Scholarly Contribution

  • Does the article discuss an important, new, innovative, and/or timely issue that advances the field?
  • Does the manuscript describe an innovative partnership or approach?
  • Does the author show originality of thought and creativity?
  • Does the article expand our understanding of the topic or insightfully link to other topics or disciplines?
  • Does the author present a logical and sufficient rationale regarding the primary topic of manuscript?
  • Has the author identified gaps in the extant literature that this study seeks to fill?

Relevance to Community Engagement

  • Does the article demonstrate the best practices of community engagement scholarship?
  • Does the article demonstrate the central involvement of students and/or community partners?
  • Is the topic of the article of interest to a large segment of the journal’s readership?
  • Does the article draw on the relevant work and extant literature in the topic area?

Values and Research Context

  • Does the author provide sufficient information about the university, community, and community issue being addressed?
  • Is the target audience described and appropriately addressed in the article?
  • Does the author present alternative points of view when appropriate?
  • Is the article freedom from prejudice and bias?
  • Is the author’s own point of view vis-à-vis the article’s topic clearly positioned?
  • Is the connection of the author to the project and its assessment clear?

Theoretical or Conceptual Foundation

  • Does the author appropriately identify a clear theoretical or conceptual foundation that guides the execution of the research?
  • Are the study’s research questions appropriately connected to the theoretical or conceptual foundation identified by the author?

Research Methods

  • Does the article contain a detailed methods section that includes a full explanation of
    • Participant selection,
    • Materials utilized,
    • Study design, and
    • Rigorous and appropriate analytic approaches?
  • Was IRB approval secured?
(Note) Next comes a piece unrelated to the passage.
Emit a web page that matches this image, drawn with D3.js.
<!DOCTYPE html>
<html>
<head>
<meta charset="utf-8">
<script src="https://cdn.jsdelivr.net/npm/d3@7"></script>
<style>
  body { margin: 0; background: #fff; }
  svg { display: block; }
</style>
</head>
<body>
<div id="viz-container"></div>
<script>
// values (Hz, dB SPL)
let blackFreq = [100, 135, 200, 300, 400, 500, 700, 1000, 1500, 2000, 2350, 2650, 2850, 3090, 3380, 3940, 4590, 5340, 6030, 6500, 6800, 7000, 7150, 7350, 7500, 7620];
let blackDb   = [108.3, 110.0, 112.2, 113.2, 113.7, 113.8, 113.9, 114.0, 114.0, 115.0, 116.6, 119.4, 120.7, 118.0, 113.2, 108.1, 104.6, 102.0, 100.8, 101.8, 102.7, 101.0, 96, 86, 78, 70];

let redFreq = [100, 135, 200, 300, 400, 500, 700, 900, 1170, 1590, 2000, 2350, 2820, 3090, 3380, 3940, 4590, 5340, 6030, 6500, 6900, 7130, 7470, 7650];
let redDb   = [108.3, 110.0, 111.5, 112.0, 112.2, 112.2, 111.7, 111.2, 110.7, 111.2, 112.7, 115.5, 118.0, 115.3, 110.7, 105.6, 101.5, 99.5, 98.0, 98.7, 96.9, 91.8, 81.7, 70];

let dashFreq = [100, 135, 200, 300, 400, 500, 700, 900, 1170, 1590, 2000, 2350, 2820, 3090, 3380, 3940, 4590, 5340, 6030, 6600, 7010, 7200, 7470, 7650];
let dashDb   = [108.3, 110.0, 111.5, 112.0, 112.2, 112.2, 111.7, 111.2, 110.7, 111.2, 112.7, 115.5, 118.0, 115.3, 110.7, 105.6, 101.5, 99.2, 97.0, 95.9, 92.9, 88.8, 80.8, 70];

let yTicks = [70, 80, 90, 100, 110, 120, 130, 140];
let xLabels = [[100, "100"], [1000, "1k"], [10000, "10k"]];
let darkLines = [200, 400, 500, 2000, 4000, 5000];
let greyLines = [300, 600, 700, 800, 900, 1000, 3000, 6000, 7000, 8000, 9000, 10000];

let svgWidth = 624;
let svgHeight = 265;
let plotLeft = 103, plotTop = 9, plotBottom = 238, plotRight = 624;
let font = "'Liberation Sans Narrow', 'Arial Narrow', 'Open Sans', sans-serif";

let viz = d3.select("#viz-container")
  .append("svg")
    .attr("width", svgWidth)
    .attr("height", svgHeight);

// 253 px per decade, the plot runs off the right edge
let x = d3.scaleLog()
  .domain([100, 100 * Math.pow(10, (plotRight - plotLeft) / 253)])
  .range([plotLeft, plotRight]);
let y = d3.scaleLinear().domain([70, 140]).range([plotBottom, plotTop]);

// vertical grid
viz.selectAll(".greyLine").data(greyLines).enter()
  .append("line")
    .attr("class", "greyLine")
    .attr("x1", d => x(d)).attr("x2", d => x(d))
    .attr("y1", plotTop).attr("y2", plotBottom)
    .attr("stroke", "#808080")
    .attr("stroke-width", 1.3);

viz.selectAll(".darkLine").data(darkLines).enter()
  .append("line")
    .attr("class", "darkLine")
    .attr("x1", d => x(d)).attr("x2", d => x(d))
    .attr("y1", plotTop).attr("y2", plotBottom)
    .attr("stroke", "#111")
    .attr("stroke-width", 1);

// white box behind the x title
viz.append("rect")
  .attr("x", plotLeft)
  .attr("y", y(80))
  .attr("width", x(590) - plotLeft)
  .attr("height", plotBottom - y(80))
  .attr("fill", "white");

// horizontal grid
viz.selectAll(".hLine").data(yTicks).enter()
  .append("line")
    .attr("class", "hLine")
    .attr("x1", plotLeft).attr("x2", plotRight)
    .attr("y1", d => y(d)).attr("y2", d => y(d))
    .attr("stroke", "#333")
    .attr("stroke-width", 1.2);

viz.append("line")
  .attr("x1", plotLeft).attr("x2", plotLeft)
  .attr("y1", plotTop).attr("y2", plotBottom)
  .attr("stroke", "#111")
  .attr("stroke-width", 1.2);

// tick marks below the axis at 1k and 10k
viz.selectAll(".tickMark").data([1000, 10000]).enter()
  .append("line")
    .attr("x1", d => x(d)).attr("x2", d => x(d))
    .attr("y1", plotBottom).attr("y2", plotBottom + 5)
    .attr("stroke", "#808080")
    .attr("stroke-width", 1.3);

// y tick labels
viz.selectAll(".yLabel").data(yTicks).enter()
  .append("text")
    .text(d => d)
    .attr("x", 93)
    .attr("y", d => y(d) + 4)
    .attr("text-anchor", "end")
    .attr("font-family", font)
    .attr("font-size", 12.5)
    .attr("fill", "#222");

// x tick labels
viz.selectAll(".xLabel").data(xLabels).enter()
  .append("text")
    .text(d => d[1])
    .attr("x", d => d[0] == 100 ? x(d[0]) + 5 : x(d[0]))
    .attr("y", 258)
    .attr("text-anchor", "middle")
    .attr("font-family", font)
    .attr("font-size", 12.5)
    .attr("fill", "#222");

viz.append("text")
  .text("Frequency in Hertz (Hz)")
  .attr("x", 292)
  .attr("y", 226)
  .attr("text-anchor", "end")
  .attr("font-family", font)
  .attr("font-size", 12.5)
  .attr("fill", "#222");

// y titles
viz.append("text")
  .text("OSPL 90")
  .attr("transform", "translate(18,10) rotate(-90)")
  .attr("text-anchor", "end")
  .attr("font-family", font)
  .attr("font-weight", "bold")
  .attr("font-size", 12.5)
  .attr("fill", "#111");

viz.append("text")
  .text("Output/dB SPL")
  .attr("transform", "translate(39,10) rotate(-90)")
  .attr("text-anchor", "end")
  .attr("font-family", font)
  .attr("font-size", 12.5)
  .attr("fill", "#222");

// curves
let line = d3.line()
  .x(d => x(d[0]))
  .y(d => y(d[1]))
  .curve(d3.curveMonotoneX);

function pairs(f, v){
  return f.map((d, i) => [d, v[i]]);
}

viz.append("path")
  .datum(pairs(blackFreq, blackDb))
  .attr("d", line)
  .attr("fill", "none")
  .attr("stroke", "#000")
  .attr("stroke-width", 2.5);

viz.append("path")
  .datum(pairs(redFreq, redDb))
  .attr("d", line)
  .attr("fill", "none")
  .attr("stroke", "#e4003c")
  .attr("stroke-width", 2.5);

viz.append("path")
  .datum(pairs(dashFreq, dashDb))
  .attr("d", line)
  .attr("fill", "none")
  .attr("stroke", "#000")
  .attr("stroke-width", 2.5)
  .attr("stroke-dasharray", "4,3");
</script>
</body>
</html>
If not, why not?
  • Were community partners involved in the research process?

Recommendations for Findings and Implications sections:

  • Are the research findings presented clearly in a way that informs theory, practice, and/or policy?
  • Has the study extended, revised, filled a gap, or forged new ground in the literature?
  • Does the author outline the limitations of the study and areas for future research?

Recommendations for the Conclusion section:

  • Does the author cogently tell how this study contributes to the literature?
  • Does the study expand our understanding of the topic or insightfully links to other topics or disciplines?
  • Can the best practices and lessons learned identified by the author be applied to a broader context?
  • How can the conclusions be used to inform decision makers?
  • Do the conclusions and/or recommendations keep with the primary focus of the article?

Style, Organization, and Readability

  • Does the article present information clearly, logically, and concisely?
  • Is the article readable and written so as to maintain readers’ interest?
  • Does the article conform to APA formatting?
  • Does the article contain minimal jargon?